--- start of DATASET ENTRIES ---

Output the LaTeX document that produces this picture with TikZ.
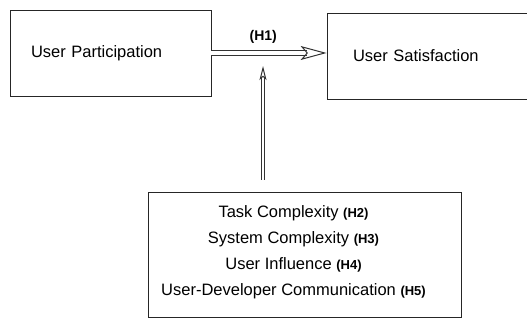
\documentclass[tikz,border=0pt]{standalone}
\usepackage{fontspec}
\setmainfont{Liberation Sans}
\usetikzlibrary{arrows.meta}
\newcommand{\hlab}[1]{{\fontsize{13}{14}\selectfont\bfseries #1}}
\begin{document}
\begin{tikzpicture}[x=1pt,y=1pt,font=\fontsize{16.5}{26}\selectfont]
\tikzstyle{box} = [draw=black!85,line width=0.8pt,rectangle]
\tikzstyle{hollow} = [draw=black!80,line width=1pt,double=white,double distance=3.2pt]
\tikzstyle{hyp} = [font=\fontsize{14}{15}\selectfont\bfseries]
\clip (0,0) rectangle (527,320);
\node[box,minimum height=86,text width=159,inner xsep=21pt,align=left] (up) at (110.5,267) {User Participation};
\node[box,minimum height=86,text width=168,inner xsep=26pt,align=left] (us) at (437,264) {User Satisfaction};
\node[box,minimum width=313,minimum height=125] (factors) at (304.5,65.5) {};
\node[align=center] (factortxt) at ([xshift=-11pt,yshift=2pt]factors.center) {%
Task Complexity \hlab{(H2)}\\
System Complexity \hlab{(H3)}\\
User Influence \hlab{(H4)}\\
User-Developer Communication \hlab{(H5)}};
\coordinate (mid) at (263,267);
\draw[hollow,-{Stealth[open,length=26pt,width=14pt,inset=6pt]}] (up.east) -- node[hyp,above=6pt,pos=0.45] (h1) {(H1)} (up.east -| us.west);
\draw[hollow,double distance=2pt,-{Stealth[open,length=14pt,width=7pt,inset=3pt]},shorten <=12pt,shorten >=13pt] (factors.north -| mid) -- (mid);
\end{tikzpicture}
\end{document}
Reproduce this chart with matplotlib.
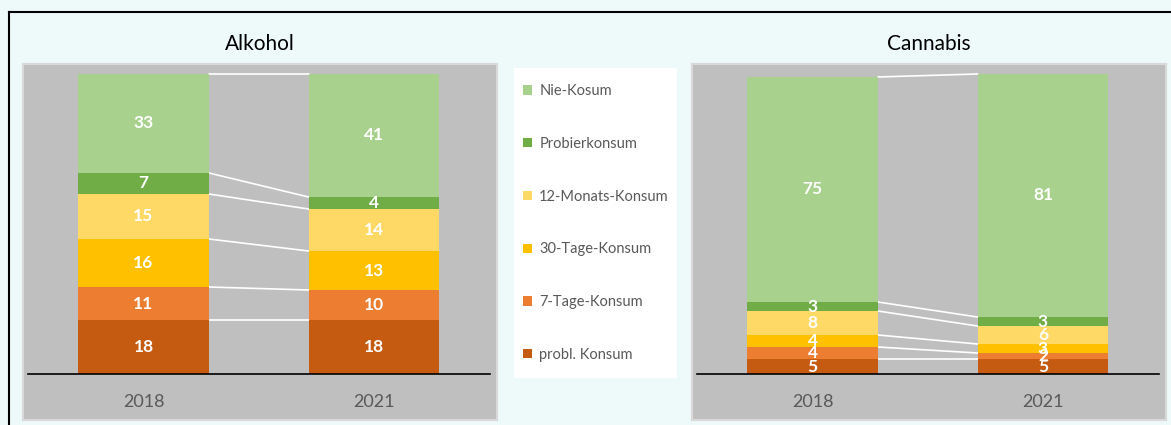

--- end of DATASET ENTRIES ---

- GIVEN INSTRUCTION -
Transcribe all the records above word for word, without their images.

- TASK ANSWER -
Output the LaTeX document that produces this picture with TikZ.
\documentclass[tikz,border=0pt]{standalone}
\usepackage{fontspec}
\setmainfont{Liberation Sans}
\usetikzlibrary{arrows.meta}
\newcommand{\hlab}[1]{{\fontsize{13}{14}\selectfont\bfseries #1}}
\begin{document}
\begin{tikzpicture}[x=1pt,y=1pt,font=\fontsize{16.5}{26}\selectfont]
\tikzstyle{box} = [draw=black!85,line width=0.8pt,rectangle]
\tikzstyle{hollow} = [draw=black!80,line width=1pt,double=white,double distance=3.2pt]
\tikzstyle{hyp} = [font=\fontsize{14}{15}\selectfont\bfseries]
\clip (0,0) rectangle (527,320);
\node[box,minimum height=86,text width=159,inner xsep=21pt,align=left] (up) at (110.5,267) {User Participation};
\node[box,minimum height=86,text width=168,inner xsep=26pt,align=left] (us) at (437,264) {User Satisfaction};
\node[box,minimum width=313,minimum height=125] (factors) at (304.5,65.5) {};
\node[align=center] (factortxt) at ([xshift=-11pt,yshift=2pt]factors.center) {%
Task Complexity \hlab{(H2)}\\
System Complexity \hlab{(H3)}\\
User Influence \hlab{(H4)}\\
User-Developer Communication \hlab{(H5)}};
\coordinate (mid) at (263,267);
\draw[hollow,-{Stealth[open,length=26pt,width=14pt,inset=6pt]}] (up.east) -- node[hyp,above=6pt,pos=0.45] (h1) {(H1)} (up.east -| us.west);
\draw[hollow,double distance=2pt,-{Stealth[open,length=14pt,width=7pt,inset=3pt]},shorten <=12pt,shorten >=13pt] (factors.north -| mid) -- (mid);
\end{tikzpicture}
\end{document}
Reproduce this chart with matplotlib.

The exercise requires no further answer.